Giuffre recounts their first alleged encounter in March 2001 at Ghislaine Maxwell’s London townhouse. Maxwell, in a singsong voice, announced: “Just like Cinderella, I was going to meet a handsome prince!” At dinner, Andrew, then 41, correctly guessed Giuffre’s age as 17, noting his daughters were “just a little younger.” Maxwell quipped, “I guess we will have to trade her in soon.”
After a night at Tramp nightclub—where Giuffre recalls Andrew sweating profusely while dancing—they returned home. Maxwell instructed her: “When we get home, you are to do for him what you do for Jeffrey.” Giuffre describes running Andrew a bath before they had sex. Reflecting years later, she writes: “He was friendly enough, but still entitled—as if he believed having sex with me was his birthright.”

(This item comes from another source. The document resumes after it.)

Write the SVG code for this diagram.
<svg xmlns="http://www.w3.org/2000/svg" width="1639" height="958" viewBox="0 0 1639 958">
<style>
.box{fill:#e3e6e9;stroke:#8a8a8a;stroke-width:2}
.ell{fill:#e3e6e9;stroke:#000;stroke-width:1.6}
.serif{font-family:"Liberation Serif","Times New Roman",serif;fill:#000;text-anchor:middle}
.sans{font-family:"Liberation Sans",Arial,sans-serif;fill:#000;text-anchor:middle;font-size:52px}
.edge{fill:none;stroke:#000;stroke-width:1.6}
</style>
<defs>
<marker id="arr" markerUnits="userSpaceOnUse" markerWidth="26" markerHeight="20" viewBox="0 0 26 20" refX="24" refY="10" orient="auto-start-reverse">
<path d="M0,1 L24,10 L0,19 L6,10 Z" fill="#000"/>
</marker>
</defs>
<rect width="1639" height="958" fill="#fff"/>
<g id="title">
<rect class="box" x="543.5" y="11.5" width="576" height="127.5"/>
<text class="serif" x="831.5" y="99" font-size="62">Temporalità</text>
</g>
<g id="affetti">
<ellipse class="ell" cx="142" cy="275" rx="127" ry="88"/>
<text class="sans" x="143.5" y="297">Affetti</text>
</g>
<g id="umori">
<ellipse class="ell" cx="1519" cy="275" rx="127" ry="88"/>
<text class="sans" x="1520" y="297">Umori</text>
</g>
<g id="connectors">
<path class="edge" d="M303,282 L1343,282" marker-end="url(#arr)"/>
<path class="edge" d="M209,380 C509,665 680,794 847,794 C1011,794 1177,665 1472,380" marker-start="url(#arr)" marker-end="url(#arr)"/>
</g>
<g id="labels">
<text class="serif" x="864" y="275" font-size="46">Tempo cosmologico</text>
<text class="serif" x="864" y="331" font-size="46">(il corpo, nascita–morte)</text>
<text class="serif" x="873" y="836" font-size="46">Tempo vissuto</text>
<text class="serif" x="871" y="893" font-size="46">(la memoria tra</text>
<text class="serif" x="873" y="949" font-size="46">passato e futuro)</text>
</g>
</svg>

The next morning, Maxwell reportedly told her: “You did well. The prince had fun.” Epstein later paid Giuffre $15,000 for “servicing the man the tabloids called ‘Randy Andy.'”
Giuffre alleges two further encounters: one in New York and an “orgy” on Epstein’s Little St. James island involving Andrew, Epstein, herself, and about eight other young girls who appeared underage and spoke little English.
These unflinching details, co-written with journalist Amy Wallace before Giuffre’s suicide in April 2025 at age 41, underscore a pattern of elite impunity. Andrew settled Giuffre’s 2022 civil lawsuit with a substantial undisclosed sum—without admitting liability—and has always denied wrongdoing, stating he has no recollection of meeting her.
The memoir’s release intensified scrutiny, contributing to Andrew relinquishing remaining titles. Giuffre’s words expose not just personal violation but systemic power imbalances, where vulnerability was exploited as a perk of privilege. Her voice, preserved forever, demands accountability from the highest levels.